No caso, tanto sentença quanto acórdão não acolheram o pedido da
Associação credora para penhora do bem, um apartamento que, à época da
propositura da ação, foi avaliado entre R$ 500 mil e R$ 1,2 mi.
Nova interpretação
“É chegado o momento de interpretação mais
atualizada e consentânea com a sociedade brasileira.” Assim o
ministro Salomão começou a leitura do voto na tarde desta quinta-feira, 1º/9,
na 4ª turma da Corte.
Fazendo um
retrospecto da lei 8.009 e toda a legislação de regência da matéria, o relator
ressaltou que no CPC/73,
em seu artigo 649, ao prever a impenhorabilidade de alguns bens, fez clara
opção à teoria do patrimônio mínimo (princípio do ministro do STF Edson Fachin
- veja entrevista sobre
o tema).
Salomão lembrou o
fato do legislador não ter conseguido destacar da previsão casos de elevado
valor, que sofreu veto presidencial. No veto, lembrou Salomão, a presidência
disse que o debate sobre o dispositivo era interessante e razoável. “Apesar do reconhecimento da razoabilidade, sob o
fundamento da tradição, retirou-se o parágrafo para manter a impenhorabilidade
do bem de família.”
Também no projeto do novo CPC foi apresentada emenda com proposta muito
semelhante (nº 358), que limitava a impenhorabilidade a imóveis de até mil
salários mínimos.
“Nas palavras de Fred Didier, tecnicamente não há
impedimentos, o problema é político. De fato, a proteção dispensada ao devedor
por meio da impenhorabilidade do bem de família, orienta-se pela garantia do
mínimo existencial, de patrimônio suficiente para vida digna, e não para o
excesso.”
Dignidade do credor
Feitas tais ponderações, Salomão afirmou que, numa reflexão avançada da
dignidade humana, seria impossível não se preocupar também com a dignidade do
credor.
“Levando em conta os princípios constitucionais,
para proteção do devedor, outros podem ser destacados, como a garantia à ordem
jurídica justa e efetiva. É fácil perceber que a negativa de penhora de imóvel
de alto valor com base na lei que prevê a impenhorabilidade de bem de família
ofende o princípio da razoabilidade.”
No entender do ministro, o patrimônio que excede o necessário à vida com
dignidade, em detrimento do direito do credor, frustra o credor diante do
inadimplemento, muitas vezes comprometido em sua dignidade pela falta de
pagamento.
“O princípio da isonomia se vê afrontado por
situação que privilegia determinado sujeito sem a corresponde razão que
justifica esse privilégio. A questão exige muito mais que a simples
interpretação literal da norma legal.”
De acordo com o relator, a proposta do voto não pretende a mudança
irresponsável do ordenamento, mas a reafirmação dos vetores e a convivência
harmônica dos diferentes princípios.
“A proposta é de afastamento da absoluta
impenhorabilidade, e da possibilidade de ser afastada diante do caso concreto e
da ponderação dos direitos em jogo. Não a imposição de nova sistemática.”

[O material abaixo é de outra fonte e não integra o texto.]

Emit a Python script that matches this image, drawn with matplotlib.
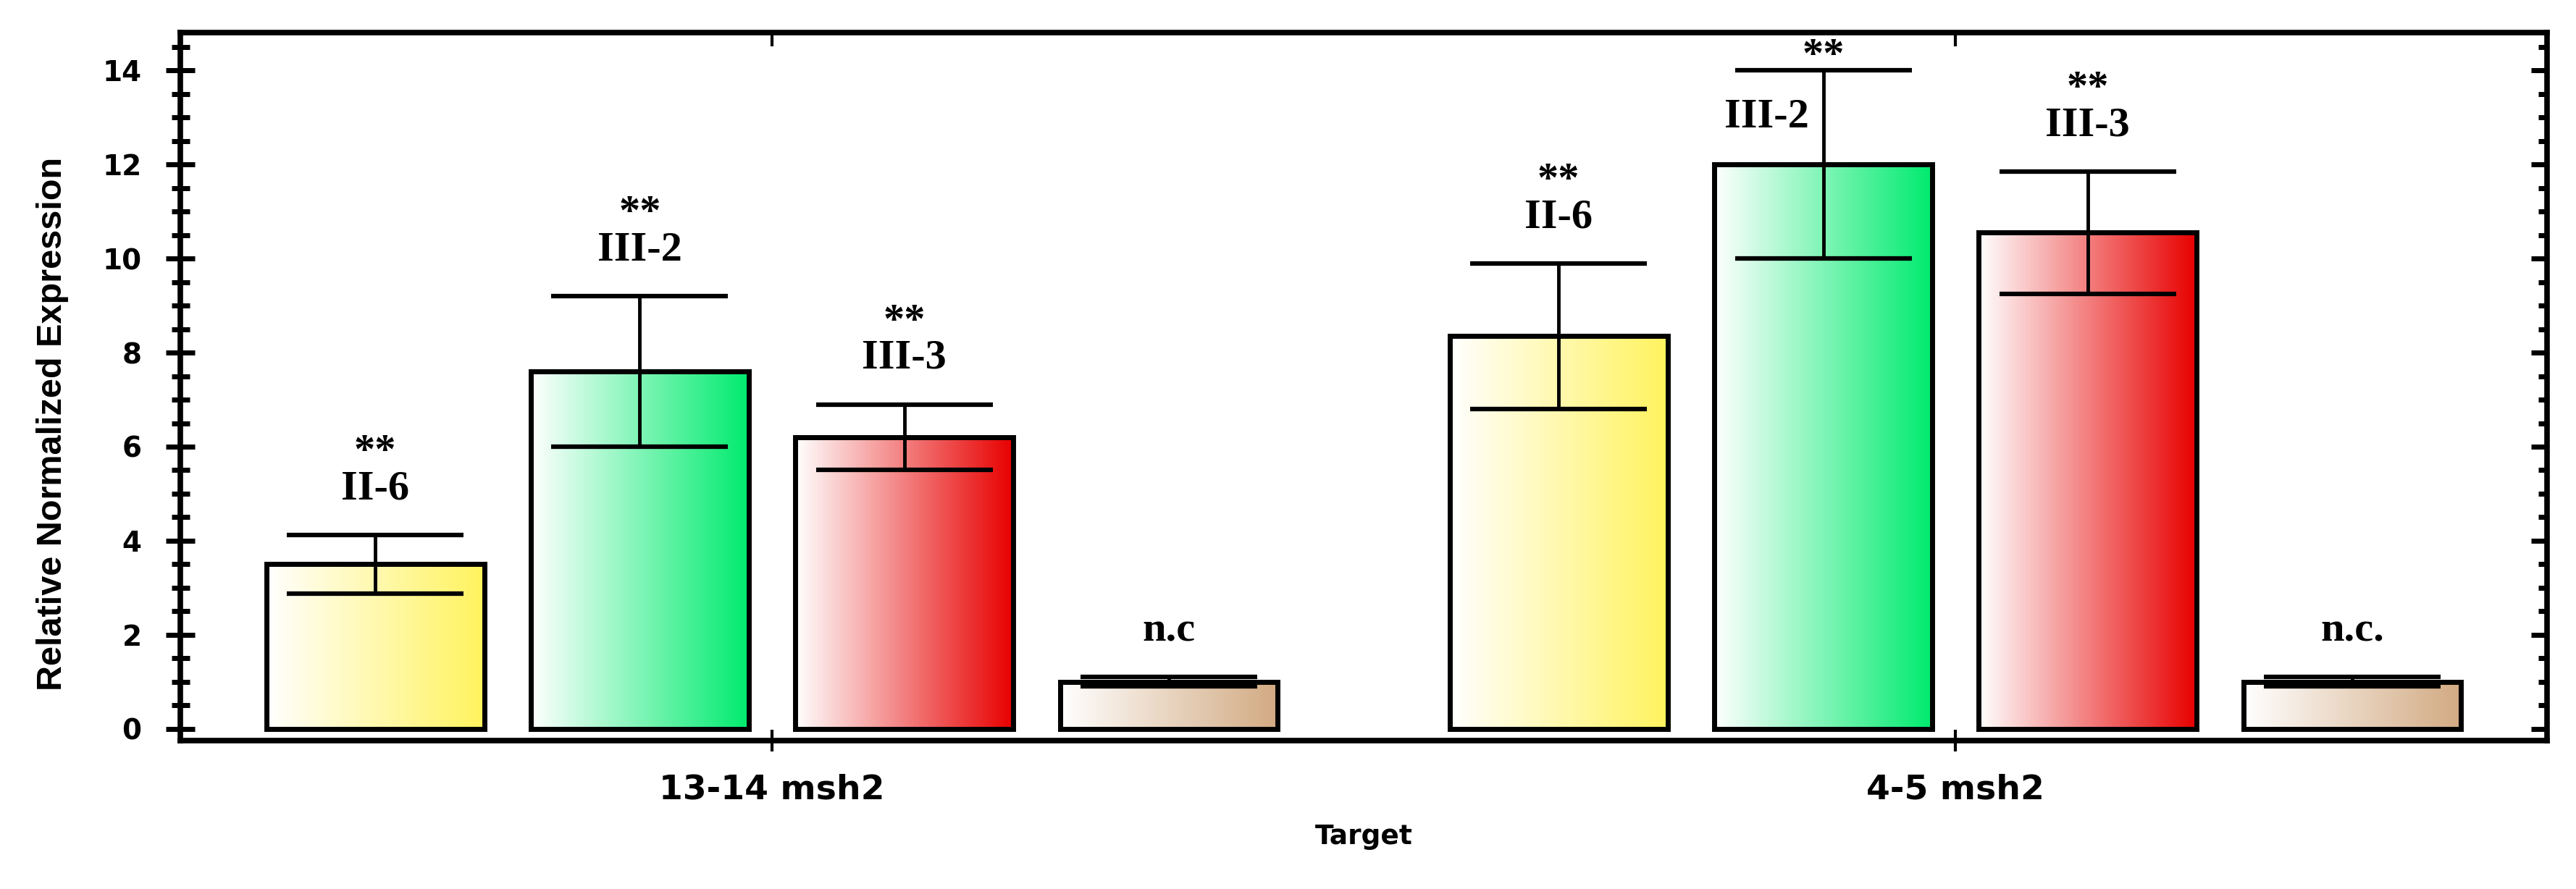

E, seguindo tal raciocínio, considerando-se que o valor do crédito
representaria cerca de um quinto do valor do imóvel, Salomão considerou que na
hipótese é certo que o padrão de vida do devedor muito provavelmente sequer
será alterado, não se sustentando assim a impenhorabilidade do imóvel.
“Se o objetivo da lei é garantir a dignidade humana
e direito à moradia, acaso deferida, os bens jurídicos manterão incólumes. Ela
continua morando em local com dignidade, superior à média.”

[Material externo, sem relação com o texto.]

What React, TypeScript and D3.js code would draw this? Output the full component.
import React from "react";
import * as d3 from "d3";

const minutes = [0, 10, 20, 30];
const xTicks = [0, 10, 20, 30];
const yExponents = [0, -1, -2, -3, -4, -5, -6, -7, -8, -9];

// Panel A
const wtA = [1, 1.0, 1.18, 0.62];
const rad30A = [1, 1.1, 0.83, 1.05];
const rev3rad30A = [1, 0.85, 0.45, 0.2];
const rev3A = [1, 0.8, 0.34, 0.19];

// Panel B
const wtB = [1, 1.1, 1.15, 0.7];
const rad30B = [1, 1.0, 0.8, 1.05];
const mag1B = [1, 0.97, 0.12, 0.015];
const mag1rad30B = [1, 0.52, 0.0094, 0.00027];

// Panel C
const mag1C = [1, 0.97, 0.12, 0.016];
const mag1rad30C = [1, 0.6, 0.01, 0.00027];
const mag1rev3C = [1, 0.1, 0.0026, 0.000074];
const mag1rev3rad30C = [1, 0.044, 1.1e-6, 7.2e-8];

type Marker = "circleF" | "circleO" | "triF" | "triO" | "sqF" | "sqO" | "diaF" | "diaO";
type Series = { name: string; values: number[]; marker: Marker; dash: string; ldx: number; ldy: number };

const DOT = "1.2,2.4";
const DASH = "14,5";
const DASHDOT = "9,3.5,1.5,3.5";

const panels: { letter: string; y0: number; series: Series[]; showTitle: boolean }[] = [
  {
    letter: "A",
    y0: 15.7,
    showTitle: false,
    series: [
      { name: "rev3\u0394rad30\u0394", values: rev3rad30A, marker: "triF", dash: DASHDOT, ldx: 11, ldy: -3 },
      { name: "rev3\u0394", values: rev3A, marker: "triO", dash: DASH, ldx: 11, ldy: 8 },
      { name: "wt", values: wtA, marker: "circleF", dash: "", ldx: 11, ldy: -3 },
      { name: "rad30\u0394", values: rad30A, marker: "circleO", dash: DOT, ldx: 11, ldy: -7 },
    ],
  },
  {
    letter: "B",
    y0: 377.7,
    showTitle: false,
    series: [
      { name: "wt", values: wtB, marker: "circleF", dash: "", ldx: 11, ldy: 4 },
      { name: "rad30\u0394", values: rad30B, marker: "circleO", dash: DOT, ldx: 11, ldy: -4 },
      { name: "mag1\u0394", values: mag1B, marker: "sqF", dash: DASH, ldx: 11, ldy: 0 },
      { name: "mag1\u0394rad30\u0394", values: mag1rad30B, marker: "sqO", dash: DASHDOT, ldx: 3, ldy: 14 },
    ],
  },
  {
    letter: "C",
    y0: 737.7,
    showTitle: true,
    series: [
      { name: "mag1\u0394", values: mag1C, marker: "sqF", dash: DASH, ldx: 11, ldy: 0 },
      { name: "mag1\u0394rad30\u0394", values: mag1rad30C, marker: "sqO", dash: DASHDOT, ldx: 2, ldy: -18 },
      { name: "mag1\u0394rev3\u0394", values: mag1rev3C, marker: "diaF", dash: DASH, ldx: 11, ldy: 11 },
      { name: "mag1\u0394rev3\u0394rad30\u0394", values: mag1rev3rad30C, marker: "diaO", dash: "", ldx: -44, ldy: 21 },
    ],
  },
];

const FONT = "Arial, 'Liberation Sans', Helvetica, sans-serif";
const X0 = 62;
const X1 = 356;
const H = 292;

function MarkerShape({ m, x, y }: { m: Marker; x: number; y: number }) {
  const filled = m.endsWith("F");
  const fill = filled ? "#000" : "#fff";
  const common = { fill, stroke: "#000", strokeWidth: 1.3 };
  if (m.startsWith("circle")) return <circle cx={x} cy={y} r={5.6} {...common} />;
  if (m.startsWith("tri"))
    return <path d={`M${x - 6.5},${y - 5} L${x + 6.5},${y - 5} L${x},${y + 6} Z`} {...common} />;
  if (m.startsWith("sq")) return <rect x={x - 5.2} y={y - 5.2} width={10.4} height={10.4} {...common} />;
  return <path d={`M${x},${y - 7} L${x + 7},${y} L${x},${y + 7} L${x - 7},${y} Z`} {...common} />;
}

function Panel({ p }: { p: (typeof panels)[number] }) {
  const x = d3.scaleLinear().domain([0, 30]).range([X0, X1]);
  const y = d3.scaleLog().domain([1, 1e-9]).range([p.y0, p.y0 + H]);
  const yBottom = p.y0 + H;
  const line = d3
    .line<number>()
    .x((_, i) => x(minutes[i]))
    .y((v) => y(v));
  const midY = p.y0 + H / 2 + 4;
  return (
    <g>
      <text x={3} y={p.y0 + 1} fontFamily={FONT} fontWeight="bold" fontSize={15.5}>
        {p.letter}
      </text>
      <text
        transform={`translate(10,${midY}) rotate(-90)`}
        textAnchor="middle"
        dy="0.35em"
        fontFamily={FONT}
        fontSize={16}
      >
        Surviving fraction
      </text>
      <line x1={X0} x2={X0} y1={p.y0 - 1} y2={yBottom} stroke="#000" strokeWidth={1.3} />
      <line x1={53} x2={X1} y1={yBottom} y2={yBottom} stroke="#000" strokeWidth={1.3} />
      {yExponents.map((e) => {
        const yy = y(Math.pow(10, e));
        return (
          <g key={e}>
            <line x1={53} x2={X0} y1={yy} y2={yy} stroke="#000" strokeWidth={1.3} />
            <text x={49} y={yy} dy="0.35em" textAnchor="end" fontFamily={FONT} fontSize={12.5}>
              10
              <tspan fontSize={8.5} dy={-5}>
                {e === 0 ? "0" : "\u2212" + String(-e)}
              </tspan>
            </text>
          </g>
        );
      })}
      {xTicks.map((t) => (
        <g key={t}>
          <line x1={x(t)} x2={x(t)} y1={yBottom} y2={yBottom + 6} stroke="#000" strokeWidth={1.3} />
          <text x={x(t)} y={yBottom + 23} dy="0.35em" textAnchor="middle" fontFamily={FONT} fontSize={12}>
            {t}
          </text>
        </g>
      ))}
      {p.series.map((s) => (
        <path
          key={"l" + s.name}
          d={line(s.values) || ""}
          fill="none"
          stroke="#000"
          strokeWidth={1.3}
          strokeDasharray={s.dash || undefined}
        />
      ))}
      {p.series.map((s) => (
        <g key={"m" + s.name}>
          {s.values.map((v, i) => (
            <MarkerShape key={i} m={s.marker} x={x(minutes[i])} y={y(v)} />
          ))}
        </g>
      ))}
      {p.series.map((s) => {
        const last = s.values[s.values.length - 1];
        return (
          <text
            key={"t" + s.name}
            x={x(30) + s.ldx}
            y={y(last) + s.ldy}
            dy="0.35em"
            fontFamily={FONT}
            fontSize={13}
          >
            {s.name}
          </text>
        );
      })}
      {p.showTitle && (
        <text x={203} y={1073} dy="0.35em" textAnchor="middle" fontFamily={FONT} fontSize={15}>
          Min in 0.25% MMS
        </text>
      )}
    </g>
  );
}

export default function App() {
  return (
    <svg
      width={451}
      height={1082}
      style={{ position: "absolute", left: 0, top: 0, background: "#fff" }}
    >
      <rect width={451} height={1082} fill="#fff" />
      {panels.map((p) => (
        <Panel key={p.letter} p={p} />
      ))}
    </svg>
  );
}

Dessa forma, votou pelo provimento ao recurso para autorizar a penhora,
resguardado o percentual do imóvel, para satisfação da dívida, garantido o
restante ao devedor.
Preocupações
Primeiro a se
manifestar após o voto do relator, o ministroRaul Araújo sustentou que a legislação já traz em si todas as exceções que
entendeu razoáveis à regra da impenhorabilidade do bem de família.
“O fato de um imóvel ser de maior valor muitas vezes
abriga família de empresário malsucedido, que arriscou seus capitais, não
logrou êxito, num país de economia tão instável quanto o nosso, e o que restou
foi bem de valor significativo. É uma pecha e uma pena que fica para sempre na
sua vida.”
Ponderou Raul que ao relativizar a aplicação da lei de impenhorabilidade
do bem de família, que condiz com a legislação posta, “vamos estar lançando
enormes inseguranças sobre as famílias brasileiras”. Preocupa o ministro o fato
de que o devedor pode ter outros credores e, a cada vez, um deles levaria uma
parte do imóvel, reduzindo o patrimônio consideravelmente.

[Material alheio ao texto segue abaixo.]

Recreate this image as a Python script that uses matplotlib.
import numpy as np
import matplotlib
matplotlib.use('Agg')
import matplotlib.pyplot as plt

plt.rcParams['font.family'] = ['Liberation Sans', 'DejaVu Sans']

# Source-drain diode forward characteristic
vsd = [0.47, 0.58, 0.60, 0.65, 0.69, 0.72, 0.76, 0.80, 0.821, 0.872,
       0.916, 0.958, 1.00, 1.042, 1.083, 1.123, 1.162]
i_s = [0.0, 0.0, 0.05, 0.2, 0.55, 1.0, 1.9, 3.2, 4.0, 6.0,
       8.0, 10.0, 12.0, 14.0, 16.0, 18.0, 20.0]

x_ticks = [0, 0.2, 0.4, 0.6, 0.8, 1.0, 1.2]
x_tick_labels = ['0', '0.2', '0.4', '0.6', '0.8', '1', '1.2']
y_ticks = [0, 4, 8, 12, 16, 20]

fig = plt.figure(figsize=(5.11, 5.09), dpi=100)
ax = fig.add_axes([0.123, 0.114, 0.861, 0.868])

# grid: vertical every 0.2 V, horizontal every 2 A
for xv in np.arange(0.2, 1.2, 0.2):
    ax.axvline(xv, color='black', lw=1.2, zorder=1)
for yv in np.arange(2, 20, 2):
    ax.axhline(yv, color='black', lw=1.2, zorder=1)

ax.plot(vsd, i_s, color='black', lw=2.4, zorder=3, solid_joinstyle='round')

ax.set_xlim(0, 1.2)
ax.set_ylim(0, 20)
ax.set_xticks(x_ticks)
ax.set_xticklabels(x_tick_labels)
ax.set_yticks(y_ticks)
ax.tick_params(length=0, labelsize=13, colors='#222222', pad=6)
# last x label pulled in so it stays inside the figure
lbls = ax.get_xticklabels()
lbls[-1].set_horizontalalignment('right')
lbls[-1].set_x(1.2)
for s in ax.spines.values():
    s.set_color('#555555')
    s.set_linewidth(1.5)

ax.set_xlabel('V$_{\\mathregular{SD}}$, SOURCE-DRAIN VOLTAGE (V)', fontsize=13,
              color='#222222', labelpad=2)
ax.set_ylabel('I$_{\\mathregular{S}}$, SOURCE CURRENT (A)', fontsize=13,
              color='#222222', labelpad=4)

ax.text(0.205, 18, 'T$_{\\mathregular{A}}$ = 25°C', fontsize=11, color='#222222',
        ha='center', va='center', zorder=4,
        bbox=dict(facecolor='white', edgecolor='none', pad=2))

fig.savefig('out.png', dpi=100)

“Penso que estaremos dando um passo muito perigoso
em direção ao abismo. Estaremos incentivando inúmeros demandas em torno da
impenhorabilidade do bem de família se tivermos caso a caso analisando o que é
um bem suntuoso.”
Após, falou o ministro Antonio Carlos Ferreira, que também levantou
preocupações, inclusive com relação a dificuldades na aplicação do entendimento
do ministro Salomão.
Por sua vez, a ministra Isabel Gallotti avaliou que uma eventual
mitigação por parte da Corte da impenhorabilidade teria que ter a fixação, “não
do valor da dívida em execução, e sim o valor mínimo necessário à garantia da
subsistência da pessoa.”
“Por exemplo, num imóvel que valesse 1.700 salários,
mil salários reverteriam ao devedor com cláusula de impenhorabilidade”.
O ministro Marco Buzzi pediu
vista dos autos, prometendo que ponderaria sobre as preocupações dos ministros
Raul e Antonio Carlos, bem como analisaria a proposta da ministra Gallotti.